Confirm that your controller recognises the rotary table as a proper fourth axis (typically A, B, or C depending on orientation), set the correct axis limits, and verify the positive rotation direction physically before running any program. An axis defined backwards will send your table — and your workpiece — in exactly the wrong direction.

When you’re indexing to specific angular positions — drilling bolt hole patterns, for example — incremental moves (G91 in the rotary axis) reduce the risk of a programming error causing an unintended full rotation. For continuous contouring, switch to absolute (G90) so the controller always knows exactly where the axis is in the program’s coordinate space.

For programs that index through many positions, build in a periodic position check that verifies the rotary axis is where the controller thinks it is. Servo systems can lose position if there’s a fault mid-cycle, and catching a positional discrepancy after 3 features rather than 30 saves far more than the extra programming time costs.

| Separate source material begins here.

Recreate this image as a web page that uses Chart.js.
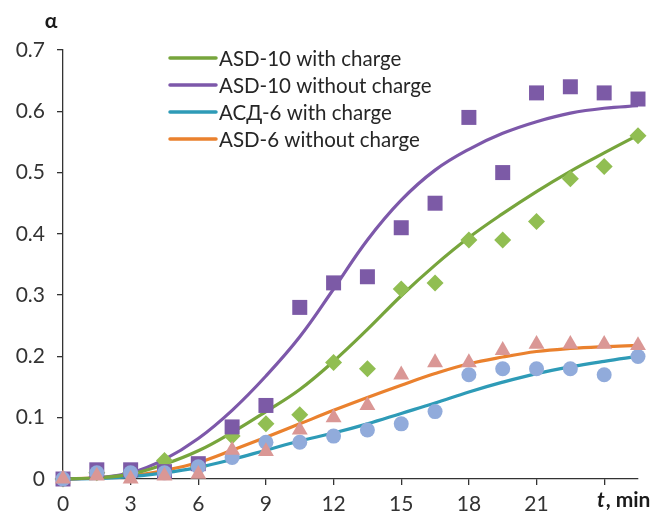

Tool Centre Point Control (TCPC) is the feature that allows the controller to maintain the programmed path relative to the tool tip when both linear and rotary axes are moving simultaneously. Without it, simultaneous four- and five-axis moves will not produce the geometry you programmed. Verify your controller supports it, understand how to activate it, and always test with air cuts first.

This is the single most impactful thing you can do for the accuracy of every feature you machine. A workpiece that is off-centre by even 0.1mm will produce features that are not truly concentric. Use a centring bar, a precision chuck, or edge-find and probe to confirm the part is running on the table’s true axis before the first cut.

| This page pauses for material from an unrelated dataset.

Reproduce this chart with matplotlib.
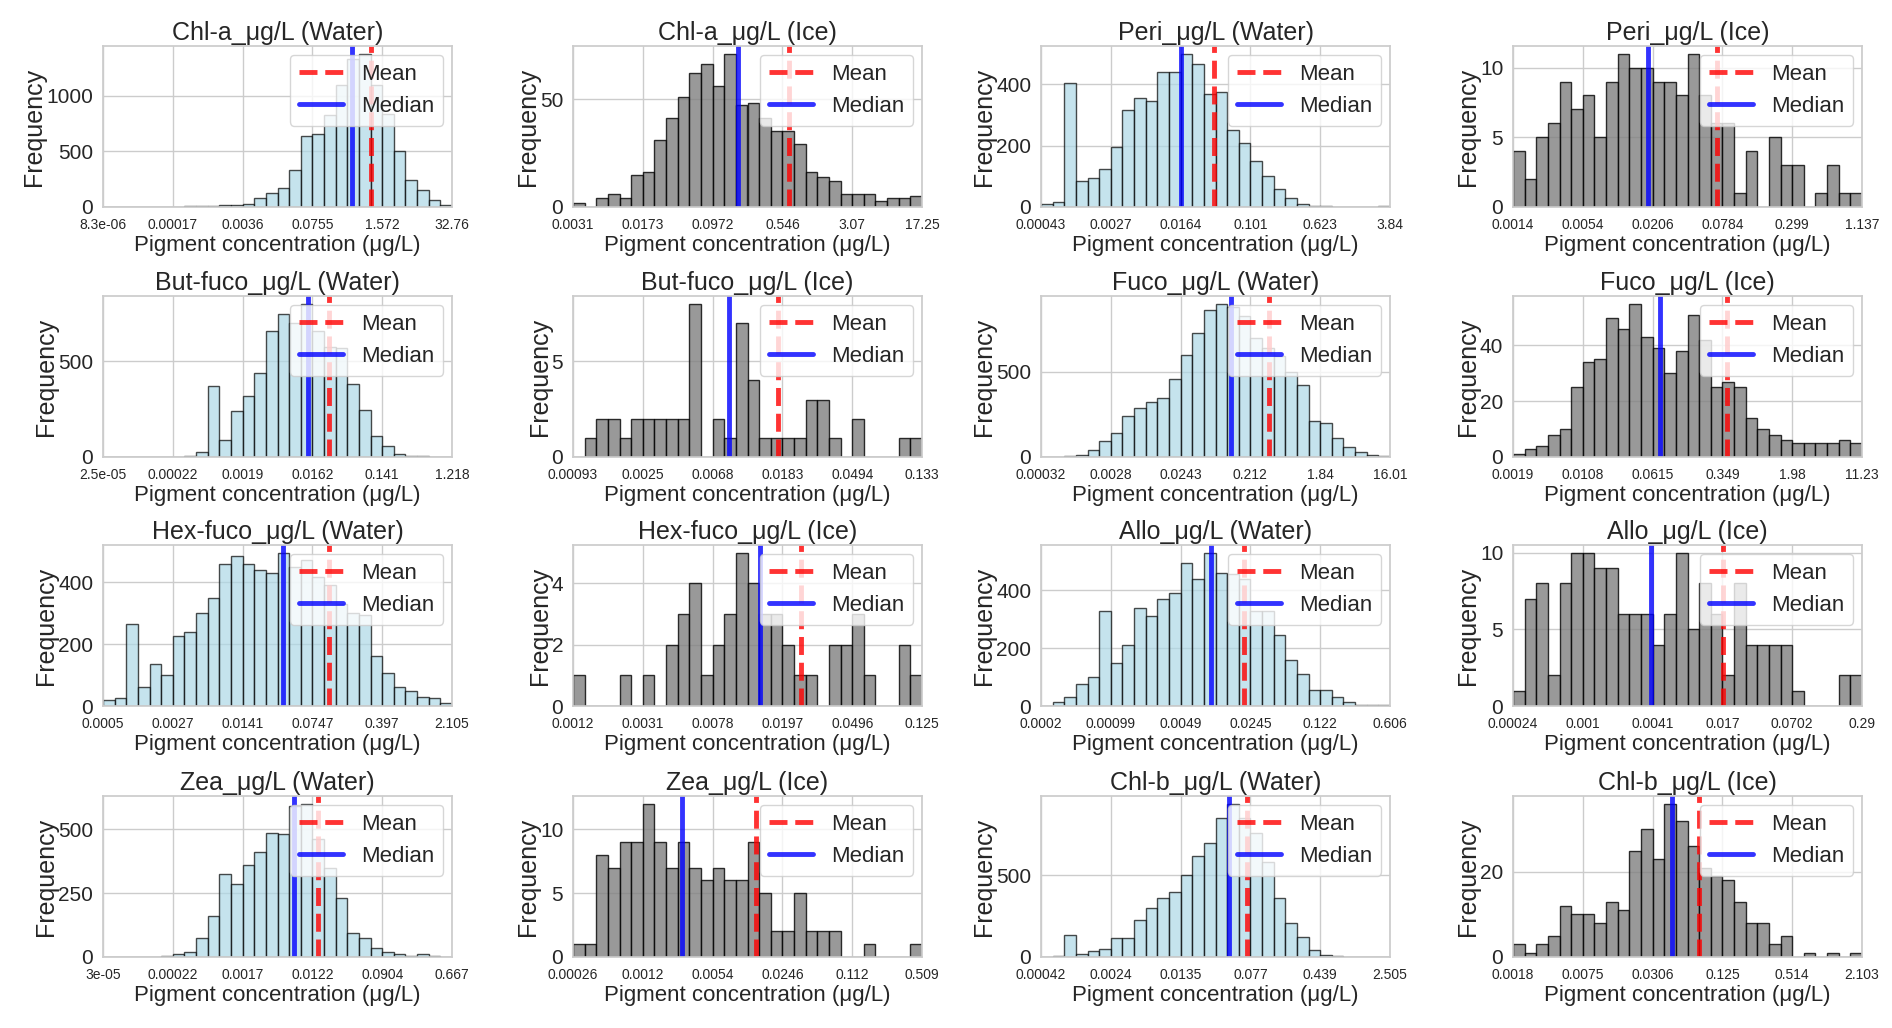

When your cutting tool enters a feature intermittently — slotting, for example, or drilling through a cross-hole — the forces on the workpiece change direction with each tooth engagement. Standard clamping pressure that holds fine for continuous cuts can allow micro-movement during interrupted ones. Double your normal clamping attention on any interrupted rotary operation.

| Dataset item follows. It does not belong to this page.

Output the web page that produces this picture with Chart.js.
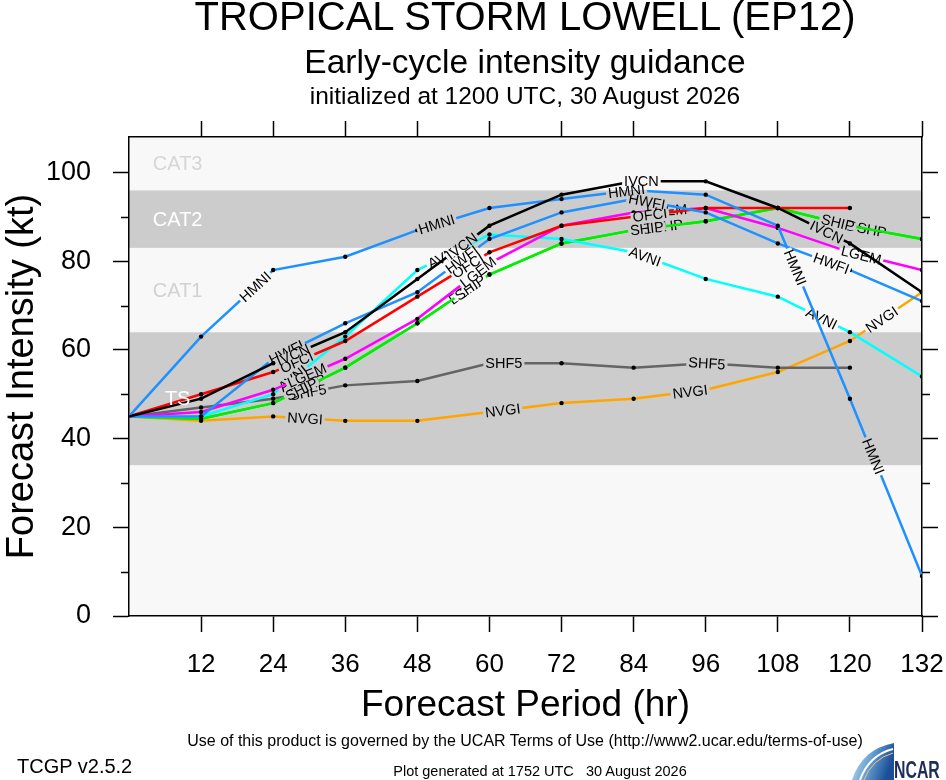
<!DOCTYPE html>
<html>
<head>
<meta charset="utf-8">
<script src="https://cdn.jsdelivr.net/npm/chart.js@4.4.1/dist/chart.umd.min.js"></script>
<style>
  html, body { margin: 0; padding: 0; background: #fff; }
  #wrap { position: relative; width: 946px; height: 780px; overflow: hidden; font-family: "Liberation Sans", Arial, sans-serif; }
  #wrap canvas { position: absolute; left: 0; top: 0; }
  .txt { position: absolute; white-space: nowrap; line-height: 1; color: #000; }
  .ctr { left: 0; width: 1050px; text-align: center; }
</style>
</head>
<body>
<div id="wrap">
  <canvas id="chart" width="946" height="780" style="width:946px;height:780px"></canvas>
  <div class="txt ctr" style="top:-4px;font-size:40px">TROPICAL STORM LOWELL (EP12)</div>
  <div class="txt ctr" style="top:45px;font-size:33.5px">Early-cycle intensity guidance</div>
  <div class="txt ctr" style="top:84px;font-size:24.5px">initialized at 1200 UTC, 30 August 2026</div>
  <div class="txt ctr" style="top:733px;font-size:16px">Use of this product is governed by the UCAR Terms of Use (http://www2.ucar.edu/terms-of-use)</div>
  <div class="txt" style="left:17px;top:756px;font-size:20px">TCGP v2.5.2</div>
  <div class="txt" style="left:0;width:1080px;text-align:center;top:764px;font-size:14.5px">Plot generated at 1752 UTC&nbsp;&nbsp;&nbsp;30 August 2026</div>
  <svg style="position:absolute;left:852px;top:743px" width="42" height="37" viewBox="0 0 42 37">
    <defs>
      <linearGradient id="sw" x1="0" y1="0" x2="1" y2="0.3">
        <stop offset="0" stop-color="#d6e8f5"/>
        <stop offset="0.5" stop-color="#6aa3d6"/>
        <stop offset="1" stop-color="#1b4f97"/>
      </linearGradient>
    </defs>
    <path d="M0,37 Q10,6 42,0 L42,37 Z" fill="url(#sw)"/>
    <path d="M8,37 Q17,12 41,6" fill="none" stroke="#ffffff" stroke-width="2"/>
    <path d="M12,37 Q20,16 41,10" fill="none" stroke="#f2c27a" stroke-width="1"/>
  </svg>
  <div class="txt" style="left:894px;top:758px;font-size:24px;font-weight:bold;color:#1c2d5c;transform:scaleX(0.66);transform-origin:0 0">NCAR</div>
</div>
<script>
// forecast hours
const hours = [0, 12, 24, 36, 48, 60, 72, 84, 96, 108, 120, 132];

// intensity guidance (kt)
const ivcn = [45, 49, 57, 64, 76, 88, 95, 98, 98, 92, 84, 73];
const hmni = [45, 63, 78, 81, 87, 92, 94, 96, 95, 88, 49, 9];
const hwfi = [45, 45, 58, 66, 73, 85, 91, 94, 91, 84, 78, 71];
const ofci = [45, 50, 55, 62, 72, 82, 88, 90, 92, 92, 92, null];
const lgem = [45, 46, 51, 58, 67, 79.5, 88, 91, 92, 87.5, 82, 78];
const avni = [45, 45, 50, 63, 78, 86, 85, 82, 76, 72, 64, 54];
const ship = [45, 44.5, 48, 56, 66, 77, 84, 87, 89, 92, 88, 85];
const dshp = [45, 44.5, 48, 56, 66, 77, 84, 87, 89, 92, 88, 85];
const shf5 = [45, 47, 49, 52, 53, 57, 57, 56, 57, 56, 56, null];
const nvgi = [45, 44, 45, 44, 44, 46, 48, 49, 51, 55, 62, 73];

const models = ['IVCN', 'HMNI', 'HWFI', 'OFCI', 'LGEM', 'AVNI', 'SHIP', 'DSHP', 'SHF5', 'NVGI'];
const modelValues = [ivcn, hmni, hwfi, ofci, lgem, avni, ship, dshp, shf5, nvgi];

// Saffir-Simpson bands (kt)
const bandEdges = [0, 34, 64, 83, 96, 108];
const bandNames = ['', 'TS', 'CAT1', 'CAT2', 'CAT3'];
const minorTicks = [10, 30, 50, 70, 90];

// styles
const modelColors = ['#000000', '#1e90ff', '#1e90ff', '#ff0000', '#ff00ff', '#00ffff', '#00ee00', '#00ee00', '#646464', '#ffa500'];
// where along each line (hr) the model name is written
const labelHours = [
  [27.3, 55.4, 85.3, 116.1],
  [21, 51.2, 82.8, 110.9, 123.9],
  [26.2, 55.4, 86.2, 116.9],
  [27.9, 56.4, 86.7],
  [29.6, 58.1, 89.5, 121.9],
  [27.3, 52.3, 85.9, 115.3],
  [28.7, 56.8, 86.2, 118],
  [29.6, 56.2, 88.9, 122.8],
  [29.8, 62.4, 96.2],
  [29.3, 62.2, 93.4, 125.3]
];
const bandFill = ['#f8f8f8', '#cccccc', '#f8f8f8', '#cccccc', '#f8f8f8'];
const bandTextColor = ['', '#ffffff', '#d2d2d2', '#ffffff', '#d6d6d6'];
const FONT = '"Liberation Sans", Arial, sans-serif';

Chart.defaults.font.family = FONT;
Chart.defaults.color = '#000';

function paintBands(chart) {
  const { ctx, chartArea: a, scales: { y } } = chart;
  for (let i = 0; i < bandFill.length; i++) {
    const top = y.getPixelForValue(bandEdges[i + 1]);
    const bot = y.getPixelForValue(bandEdges[i]);
    ctx.fillStyle = bandFill[i];
    ctx.fillRect(a.left, top, a.right - a.left, bot - top);
  }
}

function drawTag(chart, ds, h) {
  const { ctx, scales: { x, y } } = chart;
  const vals = ds.values;
  let i = 0;
  while (i < hours.length - 2 && h > hours[i + 1]) i++;
  const x1 = x.getPixelForValue(hours[i]), x2 = x.getPixelForValue(hours[i + 1]);
  const y1 = y.getPixelForValue(vals[i]), y2 = y.getPixelForValue(vals[i + 1]);
  const t = (h - hours[i]) / (hours[i + 1] - hours[i]);
  const px = x1 + (x2 - x1) * t, py = y1 + (y2 - y1) * t;
  const ang = Math.atan2(y2 - y1, x2 - x1);
  ctx.save();
  ctx.font = '14.5px ' + FONT;
  const w = ctx.measureText(ds.label).width + 4;
  const base = ctx.getTransform();
  ctx.translate(px, py);
  ctx.rotate(ang);
  // gap in the line under the name
  ctx.save();
  ctx.beginPath();
  ctx.rect(-w / 2, -4, w, 8);
  ctx.clip();
  ctx.setTransform(base);
  paintBands(chart);
  ctx.restore();
  ctx.fillStyle = '#000';
  ctx.textAlign = 'center';
  ctx.textBaseline = 'middle';
  ctx.fillText(ds.label, 0, 1);
  ctx.restore();
}

const backdrop = {
  id: 'backdrop',
  beforeDraw(chart) {
    chart.ctx.save();
    paintBands(chart);
    chart.ctx.restore();
  },
  afterDatasetDraw(chart, args) {
    const ds = chart.data.datasets[args.index];
    (ds.labelAt || []).forEach(h => drawTag(chart, ds, h));
  },
  afterDatasetsDraw(chart) {
    const { ctx, scales: { x, y } } = chart;
    ctx.save();
    ctx.font = '20px ' + FONT;
    ctx.textAlign = 'center';
    ctx.textBaseline = 'middle';
    for (let i = 1; i < bandNames.length; i++) {
      ctx.fillStyle = bandTextColor[i];
      ctx.fillText(bandNames[i], x.getPixelForValue(8.1), y.getPixelForValue((bandEdges[i] + bandEdges[i + 1]) / 2) + 1);
    }
    ctx.restore();
  },
  afterDraw(chart) {
    const { ctx, chartArea: a, scales: { y } } = chart;
    ctx.save();
    ctx.strokeStyle = '#000';
    ctx.lineWidth = 1.5;
    ctx.beginPath();
    minorTicks.forEach(v => {
      const py = Math.round(y.getPixelForValue(v)) + 0.5;
      ctx.moveTo(a.left - 8, py); ctx.lineTo(a.left, py);
      ctx.moveTo(a.right, py); ctx.lineTo(a.right + 8, py);
    });
    ctx.stroke();
    ctx.restore();
  }
};

const datasets = models.map((name, k) => ({
  label: name,
  values: modelValues[k],
  labelAt: labelHours[k],
  data: hours.map((h, j) => ({ x: h, y: modelValues[k][j] })),
  xAxisID: 'x',
  yAxisID: 'y',
  borderColor: modelColors[k],
  borderWidth: 2.5,
  tension: 0,
  fill: false,
  spanGaps: false,
  pointRadius: c => (c.raw && c.raw.x === 0 ? 0 : 2.2),
  pointBackgroundColor: '#000',
  pointBorderWidth: 0,
  pointHoverRadius: 0
}));

const noZeroTick = c => (c.tick && c.tick.value === 0 ? 'rgba(0,0,0,0)' : '#000');
const fixX = h => s => { s.height = h; s.paddingLeft = 0; s.paddingRight = 0; };
const fixY = w => s => { s.width = w; s.paddingTop = 0; s.paddingBottom = 0; };

new Chart(document.getElementById('chart'), {
  type: 'line',
  data: { datasets },
  options: {
    responsive: false,
    animation: false,
    events: [],
    layout: { padding: 0 },
    plugins: { legend: { display: false }, title: { display: false }, tooltip: { enabled: false } },
    scales: {
      x: {
        type: 'linear', position: 'bottom', min: 0, max: 132,
        ticks: { stepSize: 12, autoSkip: false, maxRotation: 0, padding: 17, font: { size: 26 }, color: '#000',
          callback: v => (v === 0 ? '' : v) },
        grid: { drawOnChartArea: false, drawTicks: true, tickLength: 16, tickWidth: 1.5, tickColor: noZeroTick },
        border: { display: true, color: '#000', width: 1.5 },
        title: { display: true, text: 'Forecast Period (hr)', font: { size: 37 }, color: '#000', padding: { top: 0, bottom: 52 } },
        afterFit: fixX(164)
      },
      x2: {
        type: 'linear', position: 'top', min: 0, max: 132,
        ticks: { stepSize: 12, display: false },
        grid: { drawOnChartArea: false, drawTicks: true, tickLength: 16, tickWidth: 1.5, tickColor: noZeroTick },
        border: { display: true, color: '#000', width: 1.5 },
        afterFit: fixX(137)
      },
      y: {
        type: 'linear', position: 'left', min: 0, max: 108,
        ticks: { stepSize: 20, includeBounds: false, padding: 22, font: { size: 27 }, color: '#000' },
        grid: { drawOnChartArea: false, drawTicks: true, tickLength: 16, tickWidth: 1.5, tickColor: '#000' },
        border: { display: true, color: '#000', width: 1.5 },
        title: { display: true, text: 'Forecast Intensity (kt)', font: { size: 38 }, color: '#000', padding: { top: 0, bottom: 0 } },
        afterFit: fixY(129)
      },
      y2: {
        type: 'linear', position: 'right', min: 0, max: 108,
        ticks: { stepSize: 20, includeBounds: false, display: false },
        grid: { drawOnChartArea: false, drawTicks: true, tickLength: 16, tickWidth: 1.5, tickColor: '#000' },
        border: { display: true, color: '#000', width: 1.5 },
        afterFit: fixY(24)
      }
    }
  },
  plugins: [backdrop]
});
</script>
</body>
</html>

Most VMC Rotary Tables have a central through-bore that allows long shafts, bars, or arbors to pass completely through the table. This is especially valuable when machining long components that would otherwise overhang unsupported. Support the far end with a tailstock or steady rest and use the through-bore to give the workpiece a proper two-point support.

— Senior Tooling Engineer, Aerospace Components Manufacturing

Like any machine tool, a VMC rotary table has thermal characteristics that affect its dimensional accuracy when cold. For tight-tolerance work, run the table through a series of rotational cycles before starting production. Ten minutes of warm-up rotation at working speed allows the worm gear and bearing assemblies to reach thermal equilibrium, giving you the most consistent positional accuracy the table is capable of delivering.

A VMC rotary table’s angular accuracy is only as good as its last calibration. Over time, worm gear wear, servo tuning drift, and encoder issues can introduce positional errors that build up invisibly. Set a regular calibration schedule — at minimum quarterly for production tables, monthly for high-precision applications — using a precision polygon or autocollimator to verify actual versus commanded angular position across the full 360-degree range.

Most machinists understand that lubrication extends the life of the worm gear drive. Fewer understand that correct lubrication also directly affects positioning accuracy by reducing the stick-slip behaviour that occurs in under-lubricated gear meshes. Follow the manufacturer’s lubricant specification exactly — not a general-purpose substitute — and follow the recommended change interval regardless of how the table looks.

Positioning accuracy is how close the table gets to the commanded angle. Repeatability is how consistently it returns to the same position when commanded to the same angle multiple times. For most production work, repeatability matters more than absolute accuracy. A table with ±30 arc-second accuracy but ±5 arc-second repeatability will produce a far more consistent batch than one with ±10 arc-second accuracy and ±15 arc-second repeatability. Know which specification applies to your work before choosing a table.